Consideration of material factors around governance and sustainability are deeply embedded in CPP Investments’ strategy, reflecting a long-standing institutional commitment, Walch-Watson says. “When I started in this organization almost 10 years ago, we had a sustainable investing policy.” She says sustainability isn’t an overlay but a core lens for evaluating investments. “It can give you really good opportunities to increase the value of a portfolio company or to optimize it on its sale.” Proxy voting guidelines, board practices, and internal training reinforce this approach, ensuring material sustainability considerations are embedded, not siloed.

Unsurprisingly, generative AI is another frontier Walch-Watson navigates with careful optimism. “Generative AI is a big topic for us, and it's a tool that we're really leaning into,” she says. CPP Investments has built a sandbox environment to experiment with AI-powered legal agents, enabling faster, more efficient searches of internal policies and procedures.

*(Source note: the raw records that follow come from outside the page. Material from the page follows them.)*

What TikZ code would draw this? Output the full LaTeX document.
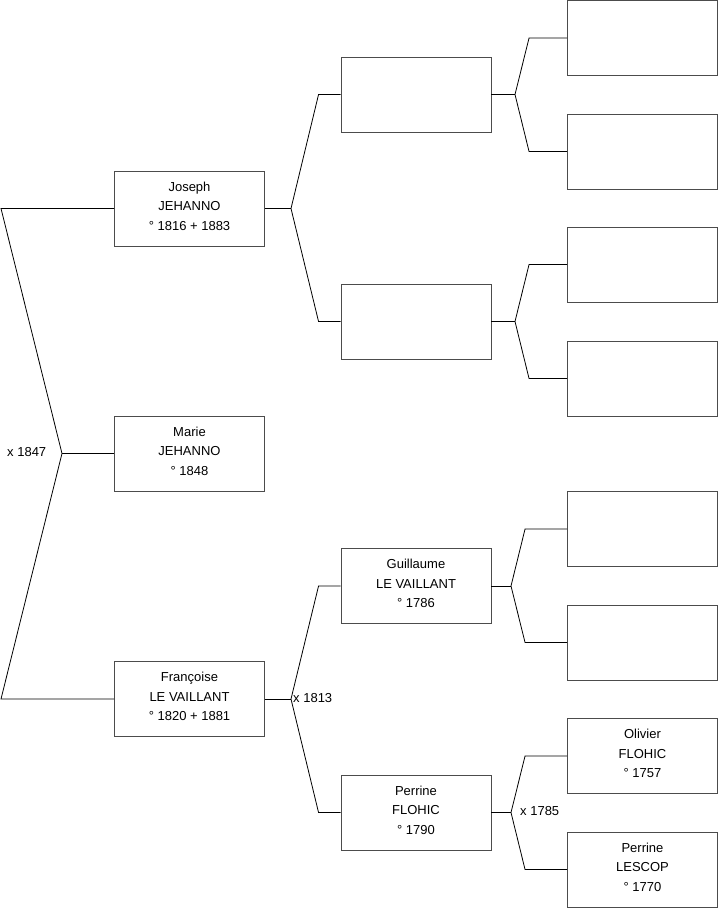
\documentclass[tikz,border=0pt]{standalone}
\usepackage{fontspec}
\setmainfont{Liberation Sans}
\begin{document}
\begin{tikzpicture}[x=1pt,y=-1pt,
  person/.style={draw=black!70,line width=0.9pt,minimum width=150pt,minimum height=75pt,inner sep=0pt,align=center,text depth=5pt,font=\fontsize{13}{19.5}\selectfont},
  link/.style={line width=0.8pt},
  wed/.style={anchor=west,inner sep=0pt,font=\fontsize{13}{14}\selectfont}]
\useasboundingbox (0,0) rectangle (719,908);
\node[person] (joseph) at (189.5,208.5) {Joseph\\JEHANNO\\° 1816 + 1883};
\node[person] (marie) at (189.5,453.5) {Marie\\JEHANNO\\° 1848};
\node[person] (francoise) at (189.5,699) {Françoise\\LE VAILLANT\\° 1820 + 1881};
\node[person] (b1) at (416,94.5) {};
\node[person] (b2) at (416,321.5) {};
\node[person] (guillaume) at (416,586) {Guillaume\\LE VAILLANT\\° 1786};
\node[person] (perrineF) at (416,812.5) {Perrine\\FLOHIC\\° 1790};
\node[person] (c1) at (642.5,38) {};
\node[person] (c2) at (642.5,151.5) {};
\node[person] (c3) at (642.5,264.5) {};
\node[person] (c4) at (642.5,378.5) {};
\node[person] (c5) at (642.5,529) {};
\node[person] (c6) at (642.5,642.5) {};
\node[person] (olivier) at (642.5,756) {Olivier\\FLOHIC\\° 1757};
\node[person] (perrineL) at (642.5,869.5) {Perrine\\LESCOP\\° 1770};
\coordinate (top) at (1,208.5);
\coordinate (bot) at (1,699);
\coordinate (m0) at (62,453.5);
\coordinate (m1) at (291,208.5);
\coordinate (m2) at (291,699);
\coordinate (m3) at (515,94.5);
\coordinate (m4) at (515,321.5);
\coordinate (m5) at (511,586);
\coordinate (m6) at (511,812.5);
\draw[link] (joseph.west) -- (top) -- (m0) -- (bot) -- (francoise.west);
\draw[link] (m0) -- (marie.west);
\draw[link] (joseph.east) -- (m1);
\draw[link] (b1.west) -- ([xshift=-22pt]b1.west) -- (m1) -- ([xshift=-22pt]b2.west) -- (b2.west);
\draw[link] (francoise.east) -- (m2);
\draw[link] (guillaume.west) -- ([xshift=-22pt]guillaume.west) -- (m2) -- ([xshift=-22pt]perrineF.west) -- (perrineF.west);
\draw[link] (b1.east) -- (m3);
\draw[link] (c1.west) -- ([xshift=-38pt]c1.west) -- (m3) -- ([xshift=-38pt]c2.west) -- (c2.west);
\draw[link] (b2.east) -- (m4);
\draw[link] (c3.west) -- ([xshift=-38pt]c3.west) -- (m4) -- ([xshift=-38pt]c4.west) -- (c4.west);
\draw[link] (guillaume.east) -- (m5);
\draw[link] (c5.west) -- ([xshift=-42pt]c5.west) -- (m5) -- ([xshift=-42pt]c6.west) -- (c6.west);
\draw[link] (perrineF.east) -- (m6);
\draw[link] (olivier.west) -- ([xshift=-42pt]olivier.west) -- (m6) -- ([xshift=-42pt]perrineL.west) -- (perrineL.west);
\node[wed] (w1847) at (7,452) {x 1847};
\node[wed] (w1813) at (293,698) {x 1813};
\node[wed] (w1785) at (520,811) {x 1785};
\end{tikzpicture}
\end{document}
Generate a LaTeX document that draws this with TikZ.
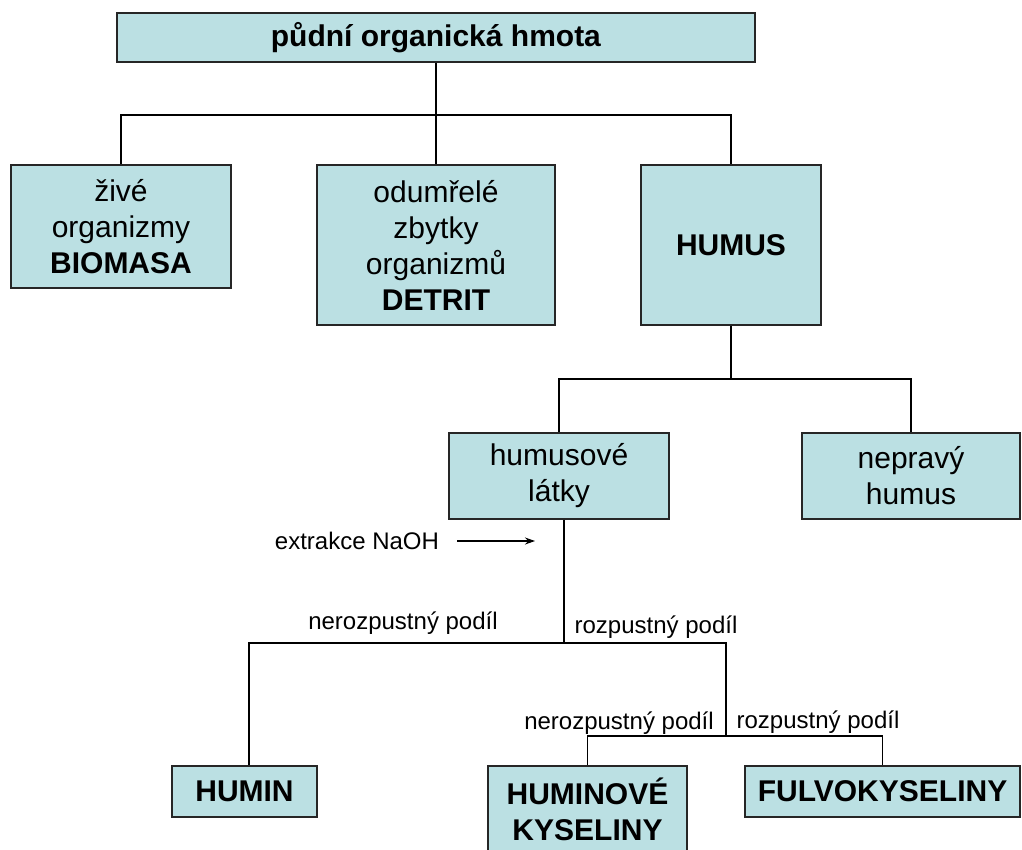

The goal is to empower employees across the organization with self-service access to information while maintaining strict data privacy standards. “We're always really careful about where the information is going and who has access to it.”

AI’s impact extends beyond internal efficiencies. “We think about it from an investment perspective. What are the things people are missing, where we can really drive value that generative AI might be able to shine a light on for us?” she says. CPP Investments collaborates closely with external law firms and accounting giants, leveraging their technological advancements while piloting new tools internally. However, Walch-Watson is clear-eyed about the risks, emphasizing the importance of responsible AI principles within CPP Investments and across its portfolio companies.

Reflecting on how the role of general counsel has evolved, Walch-Watson points to an expanded mandate. “It’s not just ‘Can you come in and look at every contract?’ It’s ‘Can you think strategically about how we optimize things across the company?’” she says. Many general counsels now oversee areas beyond legal and compliance, including sustainability and public affairs. This broader remit demands discernment about what work stays in-house and what goes to external counsel. “It’s not always the entirety of a deal,” she notes. “It could be a particular aspect of a deal.”

Walch-Watson offers candid advice for young lawyers aspiring to in-house roles: “Be curious, be proactive, and take the time to understand the business you're advising.” She emphasizes the importance of relationship-building, describing the legal career as a “long game.” Connections made early in one’s career can resurface unexpectedly, opening doors or offering guidance. “Take the time to get to know people and stay in touch with those people,” she says. “It really can make a big difference.”

But perhaps her most striking counsel is about risk-taking. Transitioning from private practice at Torys LLP, where she built a 24-year career, to CPP Investments wasn’t a foregone conclusion. “For me, moving from a partnership role at Torys into a general counsel role at an investment organization that I have never worked in was, I would say, an informed gamble,” she says. “It's paid off for me in just so many ways, but it is a chance I took. Sometimes, people think lawyers are risk-averse. I think you need to be risk-informed and not afraid to take some of those chances.”

That appetite for calculated risk extends to how she evaluates external counsel. Walch-Watson views legal work as a “team sport,” where the best firms deliver not just individual expertise but the full breadth of their institutional knowledge. “It’s not about a particular individual, it's about all of the smart people and perspectives you have at your firm and are you really delivering all of that to us in providing advice?” she says. Just as importantly, firms need to understand CPP Investments unique mandate. “The best advice comes from people who really know who we are, what's important to us, and who listen to the questions we're asking.”

Patrice Walch-Watson will be a judge for the 2025 Canadian Law Awards.